Problem description | Print the lines of the listing below verbatim from its first line through the line bearing "ax.set_axisbelow(True)". Any pictures are to be omitted.

Records shown |
****************************************

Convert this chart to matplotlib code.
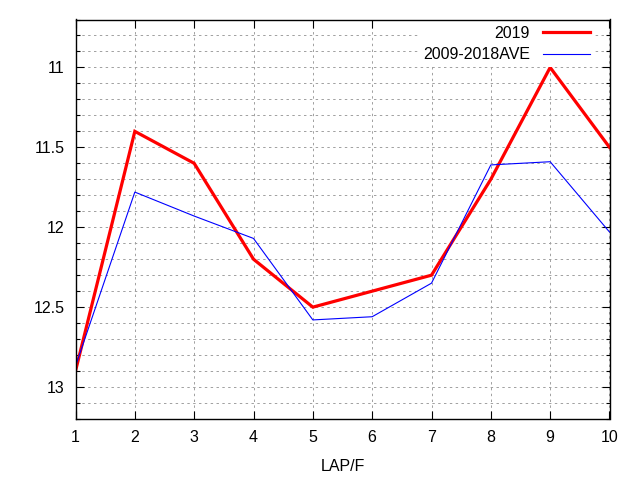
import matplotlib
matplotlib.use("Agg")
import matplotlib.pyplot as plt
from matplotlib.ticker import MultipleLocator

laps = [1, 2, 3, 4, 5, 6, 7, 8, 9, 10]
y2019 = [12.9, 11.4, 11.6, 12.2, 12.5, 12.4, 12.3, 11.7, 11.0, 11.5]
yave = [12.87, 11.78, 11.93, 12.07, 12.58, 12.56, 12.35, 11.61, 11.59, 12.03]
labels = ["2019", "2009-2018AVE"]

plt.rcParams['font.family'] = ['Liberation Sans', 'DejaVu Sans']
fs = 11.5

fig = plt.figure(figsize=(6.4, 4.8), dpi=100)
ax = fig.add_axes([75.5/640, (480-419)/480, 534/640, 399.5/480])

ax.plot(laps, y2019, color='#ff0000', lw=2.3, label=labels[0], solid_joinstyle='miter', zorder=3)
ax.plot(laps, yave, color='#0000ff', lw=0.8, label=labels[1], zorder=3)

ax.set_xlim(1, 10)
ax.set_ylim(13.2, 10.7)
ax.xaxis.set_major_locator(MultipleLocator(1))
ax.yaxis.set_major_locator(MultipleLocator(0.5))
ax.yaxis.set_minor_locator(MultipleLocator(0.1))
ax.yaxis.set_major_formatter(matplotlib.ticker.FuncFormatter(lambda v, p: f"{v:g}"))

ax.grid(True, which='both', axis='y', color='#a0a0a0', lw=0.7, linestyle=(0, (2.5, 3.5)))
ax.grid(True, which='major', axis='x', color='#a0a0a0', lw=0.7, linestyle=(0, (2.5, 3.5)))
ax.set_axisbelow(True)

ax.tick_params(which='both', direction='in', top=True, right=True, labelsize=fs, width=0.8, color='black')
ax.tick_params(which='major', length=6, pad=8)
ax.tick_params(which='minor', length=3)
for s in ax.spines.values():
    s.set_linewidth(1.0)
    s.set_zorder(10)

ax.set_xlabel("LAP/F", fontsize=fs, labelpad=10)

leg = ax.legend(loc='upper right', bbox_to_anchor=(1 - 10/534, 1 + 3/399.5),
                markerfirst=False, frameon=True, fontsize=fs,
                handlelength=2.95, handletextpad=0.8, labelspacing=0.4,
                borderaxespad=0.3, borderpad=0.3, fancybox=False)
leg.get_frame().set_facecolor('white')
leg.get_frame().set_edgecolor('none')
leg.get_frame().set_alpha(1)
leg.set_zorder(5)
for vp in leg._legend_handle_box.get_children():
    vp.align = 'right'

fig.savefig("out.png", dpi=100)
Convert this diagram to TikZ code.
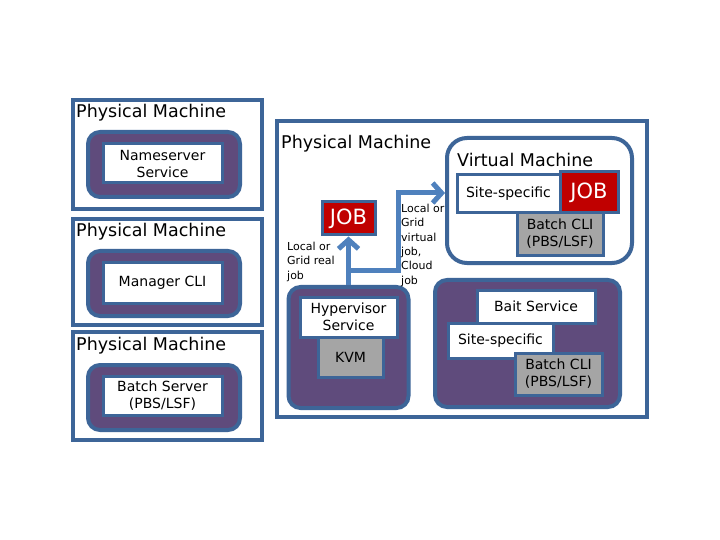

****************************************

In response |
Convert this chart to matplotlib code.
import matplotlib
matplotlib.use("Agg")
import matplotlib.pyplot as plt
from matplotlib.ticker import MultipleLocator

laps = [1, 2, 3, 4, 5, 6, 7, 8, 9, 10]
y2019 = [12.9, 11.4, 11.6, 12.2, 12.5, 12.4, 12.3, 11.7, 11.0, 11.5]
yave = [12.87, 11.78, 11.93, 12.07, 12.58, 12.56, 12.35, 11.61, 11.59, 12.03]
labels = ["2019", "2009-2018AVE"]

plt.rcParams['font.family'] = ['Liberation Sans', 'DejaVu Sans']
fs = 11.5

fig = plt.figure(figsize=(6.4, 4.8), dpi=100)
ax = fig.add_axes([75.5/640, (480-419)/480, 534/640, 399.5/480])

ax.plot(laps, y2019, color='#ff0000', lw=2.3, label=labels[0], solid_joinstyle='miter', zorder=3)
ax.plot(laps, yave, color='#0000ff', lw=0.8, label=labels[1], zorder=3)

ax.set_xlim(1, 10)
ax.set_ylim(13.2, 10.7)
ax.xaxis.set_major_locator(MultipleLocator(1))
ax.yaxis.set_major_locator(MultipleLocator(0.5))
ax.yaxis.set_minor_locator(MultipleLocator(0.1))
ax.yaxis.set_major_formatter(matplotlib.ticker.FuncFormatter(lambda v, p: f"{v:g}"))

ax.grid(True, which='both', axis='y', color='#a0a0a0', lw=0.7, linestyle=(0, (2.5, 3.5)))
ax.grid(True, which='major', axis='x', color='#a0a0a0', lw=0.7, linestyle=(0, (2.5, 3.5)))
ax.set_axisbelow(True)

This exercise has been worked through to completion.